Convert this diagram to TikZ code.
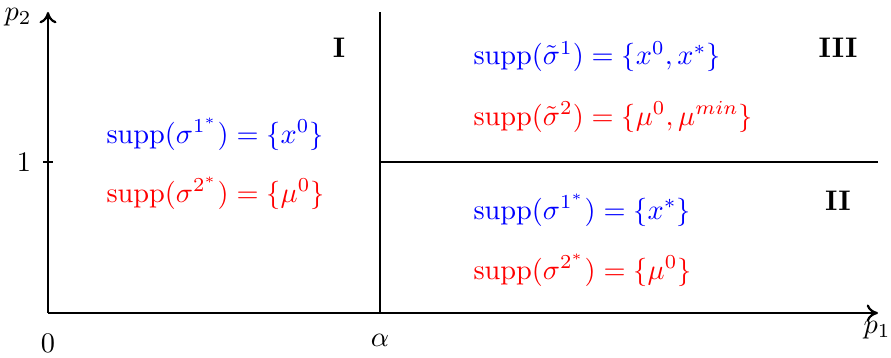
\documentclass[tikz,border=0pt]{standalone}
\usetikzlibrary{arrows.meta}
\begin{document}
\begin{tikzpicture}[x=0.0124cm,y=0.0124cm,
  axis/.style={line width=0.8pt,-{To[length=4pt,width=6pt]}},
  bline/.style={line width=0.8pt},
  lbl/.style={inner sep=0pt},
  bl/.style={text=blue,anchor=west,inner sep=0pt},
  rd/.style={text=red,anchor=west,inner sep=0pt}]
\useasboundingbox (0,0) rectangle (891,358);
\coordinate (O) at (48,45);
\coordinate (ytop) at (48,346);
\coordinate (xend) at (878,45);
\coordinate (abot) at (380,45);
\coordinate (atop) at (380,346);
\coordinate (hmid) at (380,196);
\coordinate (hend) at (878,196);
\draw[axis] (O) -- (ytop);
\draw[axis] (O) -- (xend);
\draw[bline] (abot) -- (atop);
\draw[bline] (hmid) -- (hend);
\draw[bline] (43,196) -- (53,196);
\node[lbl] (p2) at (18,341) {$p_2$};
\node[lbl] (p1) at (877,28) {$p_1$};
\node[lbl] (zero) at (48,15) {$0$};
\node[lbl] (alpha) at (380,18) {$\alpha$};
\node[lbl] (one) at (24,196) {$1$};
\node[lbl] (I) at (339,310) {\textbf{I}};
\node[lbl] (III) at (838,310) {\textbf{III}};
\node[lbl] (II) at (838,157) {\textbf{II}};
\node[bl] (a1) at (106,224) {$\mathrm{supp}(\sigma^{1^*})=\{x^0\}$};
\node[rd] (a2) at (106,165) {$\mathrm{supp}(\sigma^{2^*})=\{\mu^0\}$};
\node[bl] (b1) at (473,301) {$\mathrm{supp}(\tilde\sigma^{1})=\{x^0,x^*\}$};
\node[rd] (b2) at (473,241) {$\mathrm{supp}(\tilde\sigma^{2})=\{\mu^0,\mu^{min}\}$};
\node[bl] (c1) at (473,148) {$\mathrm{supp}(\sigma^{1^*})=\{x^*\}$};
\node[rd] (c2) at (473,88) {$\mathrm{supp}(\sigma^{2^*})=\{\mu^0\}$};
\end{tikzpicture}
\end{document}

***

Exercise prompt
Reproduce the whole listing word for word, setting aside any pictures.

Complete response
Convert this diagram to TikZ code.
\documentclass[tikz,border=0pt]{standalone}
\usetikzlibrary{arrows.meta}
\begin{document}
\begin{tikzpicture}[x=0.0124cm,y=0.0124cm,
  axis/.style={line width=0.8pt,-{To[length=4pt,width=6pt]}},
  bline/.style={line width=0.8pt},
  lbl/.style={inner sep=0pt},
  bl/.style={text=blue,anchor=west,inner sep=0pt},
  rd/.style={text=red,anchor=west,inner sep=0pt}]
\useasboundingbox (0,0) rectangle (891,358);
\coordinate (O) at (48,45);
\coordinate (ytop) at (48,346);
\coordinate (xend) at (878,45);
\coordinate (abot) at (380,45);
\coordinate (atop) at (380,346);
\coordinate (hmid) at (380,196);
\coordinate (hend) at (878,196);
\draw[axis] (O) -- (ytop);
\draw[axis] (O) -- (xend);
\draw[bline] (abot) -- (atop);
\draw[bline] (hmid) -- (hend);
\draw[bline] (43,196) -- (53,196);
\node[lbl] (p2) at (18,341) {$p_2$};
\node[lbl] (p1) at (877,28) {$p_1$};
\node[lbl] (zero) at (48,15) {$0$};
\node[lbl] (alpha) at (380,18) {$\alpha$};
\node[lbl] (one) at (24,196) {$1$};
\node[lbl] (I) at (339,310) {\textbf{I}};
\node[lbl] (III) at (838,310) {\textbf{III}};
\node[lbl] (II) at (838,157) {\textbf{II}};
\node[bl] (a1) at (106,224) {$\mathrm{supp}(\sigma^{1^*})=\{x^0\}$};
\node[rd] (a2) at (106,165) {$\mathrm{supp}(\sigma^{2^*})=\{\mu^0\}$};
\node[bl] (b1) at (473,301) {$\mathrm{supp}(\tilde\sigma^{1})=\{x^0,x^*\}$};
\node[rd] (b2) at (473,241) {$\mathrm{supp}(\tilde\sigma^{2})=\{\mu^0,\mu^{min}\}$};
\node[bl] (c1) at (473,148) {$\mathrm{supp}(\sigma^{1^*})=\{x^*\}$};
\node[rd] (c2) at (473,88) {$\mathrm{supp}(\sigma^{2^*})=\{\mu^0\}$};
\end{tikzpicture}
\end{document}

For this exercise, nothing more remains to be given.